When considering business opportunities, it will be important to get a sense of the government’s priorities.  There are concerns that PNG is taking an even more state-based approach to development than the previous government.  As stated in my analysis of the government’s major new policy document, the Alotau 2 Accord – see here – “There is no clear political or economic philosophy for meetings its claimed objectives of more inclusive growth.  There are no assurances that the anti-growth, anti-business elements in planned policies such as agriculture, SMEs and land will be dropped. There is no mention of private-public partnerships. There is a worrying amount of state-based action in the accord and very little about facilitating the private sector with pro-market policies.”

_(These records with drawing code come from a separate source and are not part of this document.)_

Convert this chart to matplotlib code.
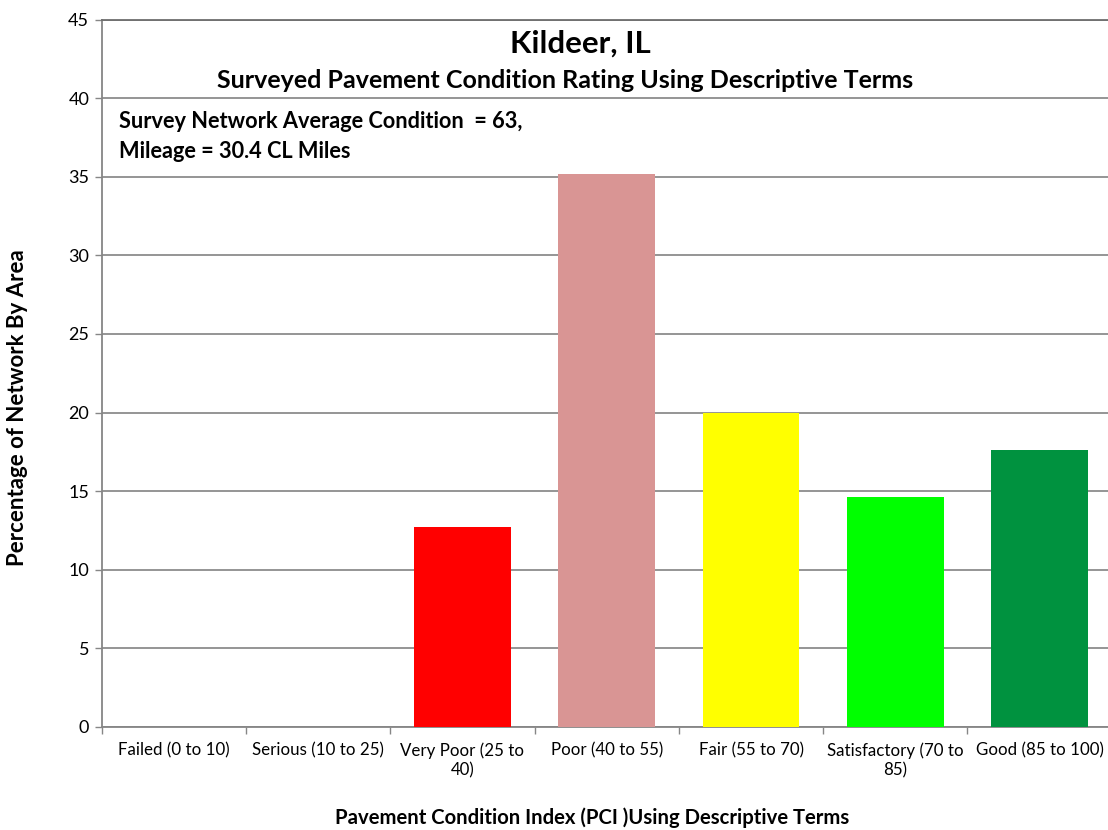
import matplotlib
matplotlib.use("Agg")
import matplotlib.pyplot as plt
import numpy as np

plt.rcParams['font.family'] = ['Lato', 'DejaVu Sans']

categories = ["Failed (0 to 10)", "Serious (10 to 25)", "Very Poor (25 to\n40)",
              "Poor (40 to 55)", "Fair (55 to 70)", "Satisfactory (70 to\n85)",
              "Good (85 to 100)"]
percentages = [0.0, 0.0, 12.7, 35.2, 19.95, 14.6, 17.6]
bar_colors = ["#c00000", "#ff6600", "#ff0000", "#d99594", "#ffff00", "#00ff00", "#00923f"]
y_ticks = [0, 5, 10, 15, 20, 25, 30, 35, 40, 45]

W, H = 1108, 830
fig = plt.figure(figsize=(W / 100, H / 100), dpi=100)
ax = fig.add_axes([0.0918, 0.1241, 0.9116, 0.8524])

x = np.arange(len(categories))
ax.bar(x, percentages, width=0.67, color=bar_colors, zorder=3)

ax.set_xlim(-0.5, len(categories) - 0.5)
ax.set_ylim(0, 45)
ax.set_yticks(y_ticks)
ax.yaxis.grid(True, color="#8c8c8c", linewidth=1.3, zorder=0)
ax.set_axisbelow(True)

ax.set_xticks(x)
ax.set_xticklabels(categories, fontsize=12.2, linespacing=1.3)
ax.set_xticks(np.arange(-0.5, len(categories)), minor=True)
ax.tick_params(axis="x", which="major", length=0, pad=11)
ax.tick_params(axis="x", which="minor", length=5, color="#868686", width=1)
ax.tick_params(axis="y", length=5, color="#868686", width=1, labelsize=13, pad=4)

ax.spines["right"].set_visible(False)
ax.spines["left"].set_color("#868686")
ax.spines["left"].set_linewidth(1.3)
ax.spines["bottom"].set_color("#868686")
ax.spines["bottom"].set_linewidth(1.3)
ax.spines["top"].set_color("#6e6e6e")
ax.spines["top"].set_linewidth(1.3)

# axis titles placed in figure pixels
fig.text(18 / W, 1 - 408 / H, "Percentage of Network By Area", rotation=90,
         ha="center", va="center", fontsize=16, fontweight="bold")
fig.text(592 / W, 1 - 818 / H, "Pavement Condition Index (PCI )Using Descriptive Terms",
         ha="center", va="center", fontsize=14.6, fontweight="bold")

fig.text(0.5235, 0.947, "Kildeer, IL", ha="center", va="center",
         fontsize=22.5, fontweight="bold")
fig.text(0.510, 0.903, "Surveyed Pavement Condition Rating Using Descriptive Terms",
         ha="center", va="center", fontsize=18, fontweight="bold")
fig.text(0.107, 0.866, "Survey Network Average Condition  = 63,\nMileage = 30.4 CL Miles",
         ha="left", va="top", fontsize=15.7, fontweight="bold", linespacing=1.5)

fig.savefig("out.png", dpi=100)
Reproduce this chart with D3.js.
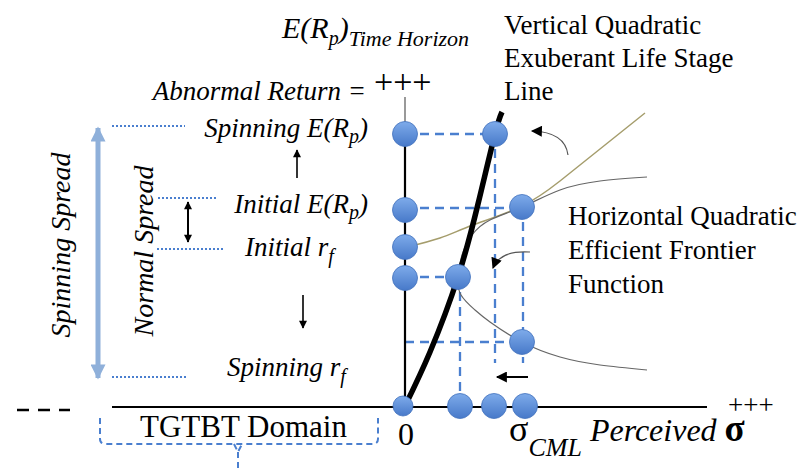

The new Treasurer’s 100 day economic plan has at least suspended and put under review the worst planned anti-business proposals. But its discussion on “Strengthening Our Economic Base” starts with a list of well known resource prospects, then some Australian aid projects (!), then power project prospects that have been around for years followed by some previously announced “high impact projects” (submarine cable, PMIZ). There are no initiatives to try and reduce red tape and improve business regulation to provide a better environment for SMEs. The development path remains focused on resource projects and other ‘big project’ ideas that seem to do well for proponents but not for inclusive growth for other businesses and the people of PNG more broadly.

I hope the conference goes well. Some of the panels in particular look excellent and filled with local practical knowledge. The addition of the Pacific session is also a good initiative. I’ll be exploring views on answers to the above questions from old and hopefully new hands during the conference.

Mainly though, it will be great to have a chance to talk again to people living the wonderful PNG experience. As Prime Minister O’Neill banned me from the country for asking questions such as the above two years ago, I miss these opportunities to talk to local people including my many friends still in PNG.